Euro Advances Against Yen on German Confidence; Lira Strengthens
The euro strengthened from a seven-week low against the yen after a gauge of business confidence in Germany rose to a 2 1/2-year high, signaling economic growth in Europe’s largest economy is accelerating. South Africa’s rand dropped versus all but two of its 16 major peers and South Korea’s won declined for a sixth day as emerging-market equities extended their biggest decline since November. Turkey’s lira rebounded from a record low after the central bank said it would stablize prices. The yen fell for the first time in three days against the U.S. currency as a report showed Japan’s trade deficit widened to a record last year. Australia’s dollar rose from a 3 1/2-year low. “The euro is being supported by improvement in the growth outlook as economic data, especially from Germany, showed improvement,” said Kathleen Brooks, European research director at Forex.Com in London. “We see room for further upside for safe-haven currencies due to the risk aversion in the market.” The euro appreciated 0.5 percent to 140.61 yen at 7:25 a.m. New York time after touching 139.20 yen, the weakest level since Dec. 6. The 18-nation currency was little changed at $1.3670 after rising $1.3717. The Japanese currency slipped 0.5 percent to 102.86 yen per dollar. The Ifo institute’s German business climate index, based on a survey of 7,000 executives, advanced to 110.6 in January from 109.5 in December. Economists predicted an increase to 110, according to the median of 45 estimates in a Bloomberg survey.
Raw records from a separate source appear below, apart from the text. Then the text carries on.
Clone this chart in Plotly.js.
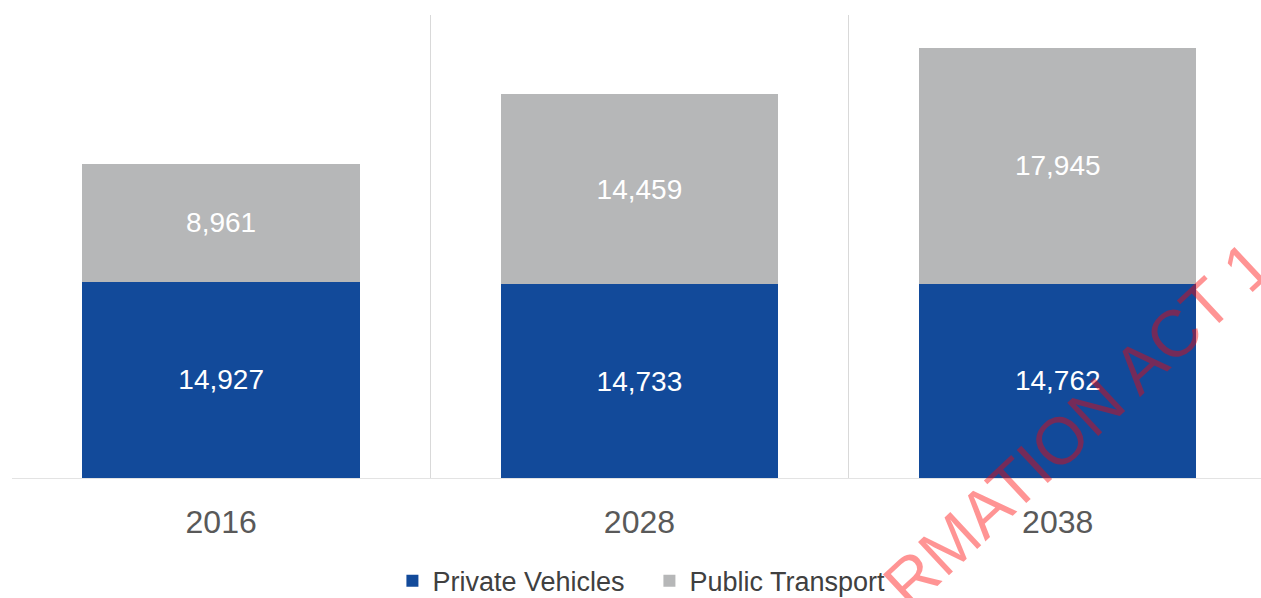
<!DOCTYPE html>
<html>
<head>
<meta charset="utf-8">
<script src="https://cdn.plot.ly/plotly-3.0.1.min.js"></script>
<style>html,body{margin:0;padding:0;background:#fff;}#chart{width:1261px;height:598px;}</style>
</head>
<body>
<div id="chart"></div>
<script>
const years = ['2016', '2028', '2038'];
const privateVehicles = [14927, 14733, 14762];
const publicTransport = [8961, 14459, 17945];
const seriesNames = ['Private Vehicles', 'Public Transport'];
const watermarkText = 'RMATION ACT 1';

const traces = [
  {
    type: 'bar', name: seriesNames[0], x: years, y: privateVehicles,
    marker: {color: '#124a9a'},
    texttemplate: '%{y:,}', textposition: 'inside', insidetextanchor: 'middle',
    textangle: 0, constraintext: 'none',
    textfont: {family: 'Liberation Sans, Arial, sans-serif', size: 28, color: '#ffffff'},
    hoverinfo: 'none'
  },
  {
    type: 'bar', name: seriesNames[1], x: years, y: publicTransport,
    marker: {color: '#b6b7b8'},
    texttemplate: '%{y:,}', textposition: 'inside', insidetextanchor: 'middle',
    textangle: 0, constraintext: 'none',
    textfont: {family: 'Liberation Sans, Arial, sans-serif', size: 28, color: '#ffffff'},
    hoverinfo: 'none'
  }
];

const layout = {
  width: 1261, height: 598,
  margin: {l: 12, r: 0, t: 15, b: 120, autoexpand: false},
  paper_bgcolor: '#ffffff', plot_bgcolor: '#ffffff',
  barmode: 'stack', bargap: 0.337,
  font: {family: 'Liberation Sans, Arial, sans-serif'},
  showlegend: true,
  legend: {
    orientation: 'h', xref: 'container', yref: 'container',
    x: 0.515, xanchor: 'center', y: 0.028, yanchor: 'middle',
    traceorder: 'normal',
    font: {size: 27, color: '#404040'},
    itemwidth: 30, entrywidth: 212
  },
  xaxis: {
    type: 'category', range: [-0.5, 2.486],
    tickson: 'boundaries', showgrid: true, gridcolor: '#d9d9d9', gridwidth: 1,
    showline: true, linecolor: '#e3e3e3', linewidth: 1,
    ticks: '', ticklabelstandoff: 16,
    tickfont: {size: 32, color: '#595959'},
    zeroline: false, fixedrange: true
  },
  yaxis: {
    range: [0, 35200], showgrid: false, zeroline: false,
    showticklabels: false, showline: false, fixedrange: true
  },
  annotations: [
    {
      xref: 'paper', yref: 'paper', x: 0.853, y: 0.117,
      text: watermarkText, showarrow: false, textangle: -43,
      font: {family: 'Liberation Sans, Arial, sans-serif', size: 66, color: 'rgba(255,0,0,0.42)'},
      xanchor: 'center', yanchor: 'middle'
    }
  ]
};

Plotly.newPlot('chart', traces, layout, {displayModeBar: false, staticPlot: true});
</script>
</body>
</html>
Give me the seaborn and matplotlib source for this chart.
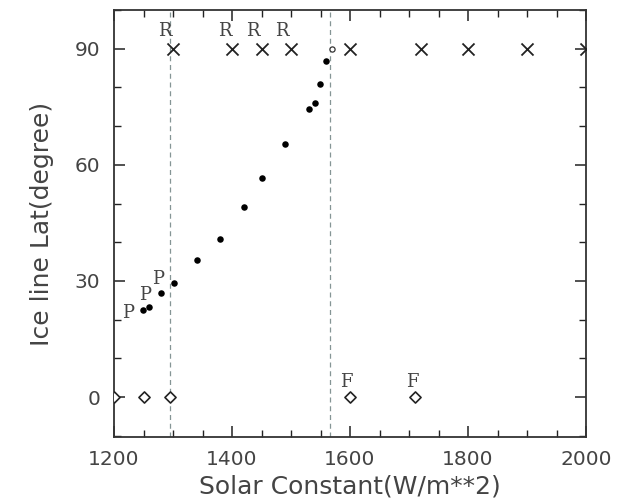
import matplotlib
matplotlib.use("Agg")
import matplotlib.pyplot as plt
import seaborn as sns
import pandas as pd
from matplotlib.ticker import MultipleLocator

sns.set_theme(style="ticks")
plt.rcParams['font.family'] = ['DejaVu Sans']

# Partial ice cover solutions (filled dots)
dot_x = [1249, 1260, 1279, 1302, 1340, 1380, 1420, 1450, 1490, 1530, 1541, 1549, 1559]
dot_y = [22.5, 23.2, 27.0, 29.4, 35.3, 40.8, 49.0, 56.6, 65.4, 74.3, 76.1, 80.9, 86.9]
# Ice-free solutions (crosses at 90)
cross_x = [1300, 1400, 1450, 1500, 1600, 1720, 1800, 1900, 2000]
cross_y = [90, 90, 90, 90, 90, 90, 90, 90, 90]
# Fully ice-covered solutions (diamonds at 0)
dia_x = [1200, 1250, 1295, 1600, 1710]
dia_y = [0, 0, 0, 0, 0]
# Small open circle
circ_x = [1569]
circ_y = [90]
# Dashed vertical lines
vlines = [1295, 1566]
# Annotations (label centres)
r_labels = [(1286, 94.5), (1388, 94.5), (1436, 94.5), (1484, 94.5)]
p_labels = [(1224, 21.7), (1253, 26.4), (1275, 30.4)]
f_labels = [(1593, 4.0), (1705, 4.0)]

df_dot = pd.DataFrame({"S": dot_x, "lat": dot_y})
df_cross = pd.DataFrame({"S": cross_x, "lat": cross_y})
df_dia = pd.DataFrame({"S": dia_x, "lat": dia_y})
df_circ = pd.DataFrame({"S": circ_x, "lat": circ_y})

fig = plt.figure(figsize=(6.39, 4.98), dpi=100)
ax = fig.add_axes([114/639, 1 - 437/498, (586 - 114)/639, (437 - 10)/498])

for v in vlines:
    ax.axvline(v, color="#859595", lw=0.9, ls=(0, (4, 3)), zorder=1)

sns.scatterplot(data=df_dot, x="S", y="lat", ax=ax, marker="o", s=22,
                color="black", edgecolor="black", linewidth=0, zorder=3)
sns.scatterplot(data=df_cross, x="S", y="lat", ax=ax, marker="x", s=75,
                color="#222222", linewidth=1.3, zorder=3)
sns.scatterplot(data=df_dia, x="S", y="lat", ax=ax, marker="D", s=32,
                facecolor="white", edgecolor="#222222", linewidth=1.2, zorder=3)
sns.scatterplot(data=df_circ, x="S", y="lat", ax=ax, marker="o", s=14,
                facecolor="white", edgecolor="#333333", linewidth=0.9, zorder=3)
for c in ax.collections:
    c.set_clip_on(True)

serif = ["DejaVu Serif"]
for lbls, t in ((r_labels, "R"), (p_labels, "P"), (f_labels, "F")):
    for (xl, yl) in lbls:
        ax.text(xl, yl, t, family=serif, fontsize=13, color="#444444",
                ha="center", va="center")

ax.set_xlim(1200, 2000)
ax.set_ylim(-10.3, 100)
ax.xaxis.set_major_locator(MultipleLocator(200))
ax.xaxis.set_minor_locator(MultipleLocator(50))
ax.yaxis.set_major_locator(MultipleLocator(30))
ax.yaxis.set_minor_locator(MultipleLocator(10))
ax.tick_params(which="both", direction="in", top=True, right=True,
               colors="#222222", labelcolor="#444444", labelsize=14.5)
ax.tick_params(axis="x", pad=9)
ax.tick_params(axis="y", pad=10)
ax.tick_params(which="major", length=8, width=1.1)
ax.tick_params(which="minor", length=5, width=1.0)
for sp in ax.spines.values():
    sp.set_color("#333333")
    sp.set_linewidth(1.3)

ax.set_xlabel("Solar Constant(W/m**2)", fontsize=18, color="#444444", labelpad=4)
ax.set_ylabel("Ice line Lat(degree)", fontsize=18, color="#444444", labelpad=15)

fig.savefig("out.png", dpi=100)
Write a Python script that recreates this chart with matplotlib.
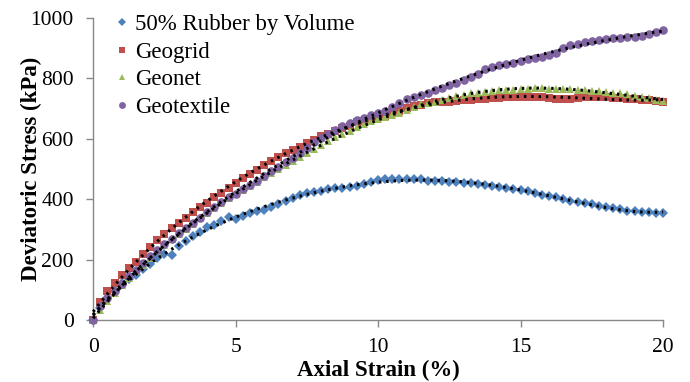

Exchange rates across the developing world are tumbling as a contraction in Chinese manufacturing adds to investor concern that the Federal Reserve’s withdrawal of monetary stimulus will hamper growth. Deadly protests from Ukraine to Thailand are worsening the exodus, while Argentina’s unexpected devaluation of its peso last week dented confidence in Latin America. The South African currency fell 0.2 percent to 11.1117 per dollar after reaching 11.2541, the weakest since October 2008. The won declined 0.3 percent to 1,083.61 per dollar in its longest run of losses since March. It earlier touched 1,087.50, the weakest since Sept. 13. Turkey’s lira rose 1.1 percent to 2.3107 per dollar, erasing a decline to a record 2.3900, after the Turkish central bank said it would “take the necessary policy measures” to stabilize prices at an extraordinary meeting tomorrow.
Japan’s trade shortfall widened in 2013 to a record 11.5 trillion yen, a finance ministry report showed in Tokyo. That’s almost double the previous year’s as energy shipments and weakness in the currency pumped up the import bill. “The trade deficit is a factor for yen weakness over the medium- to long-term,” said Kengo Suzuki, the chief currency strategist at Mizuho Securities Co. in Tokyo, a unit of Japan’s third-biggest financial group by market value. Today’s data triggered some yen selling, he said. The yen also underperformed the U.S. dollar due to interest-rate differentials. The yield on 10-year U.S. Treasury bonds rose four basis points, or 0.04 percentage point, to 2.76 percent, widening the rate premium over Japanese government debt to 212 basis points. That’s higher than the average of 163 basis points over the past five years. The Japanese currency gained 3.5 percent this year, the best performer among 10 developed-nation currencies tracked by Bloomberg Correlation-Weighted Indexes, as the selloff in emerging markets fueled demand for haven assets. The euro rose 0.2 percent and the dollar strengthened 0.8 percent.
The dollar outperformed the yen and the Swiss franc before the Fed’s two-day policy meeting starting tomorrow. The Federal Open Market Committee will reduce monthly asset purchases, now at $75 billion, by $10 billion at each meeting to end the program this year, according to the median forecasts of analysts in a Jan. 10 Bloomberg News survey. “The biggest focus for this year’s global economy is upside risks to the U.S.,” Yunosuke Ikeda, the Tokyo-based head of foreign-exchange strategy at Nomura Securities Co., said in a conference call today. “The widening U.S.-Japan yield differentials will steer the yen to gradual weakness” on top of yen selling amid trade deficits, he said. Australia’s dollar rose for the first time in three days, advancing 0.8 percent to 87.48 U.S. cents after reaching 86.60 cents on Jan. 24, the weakest since July 2010.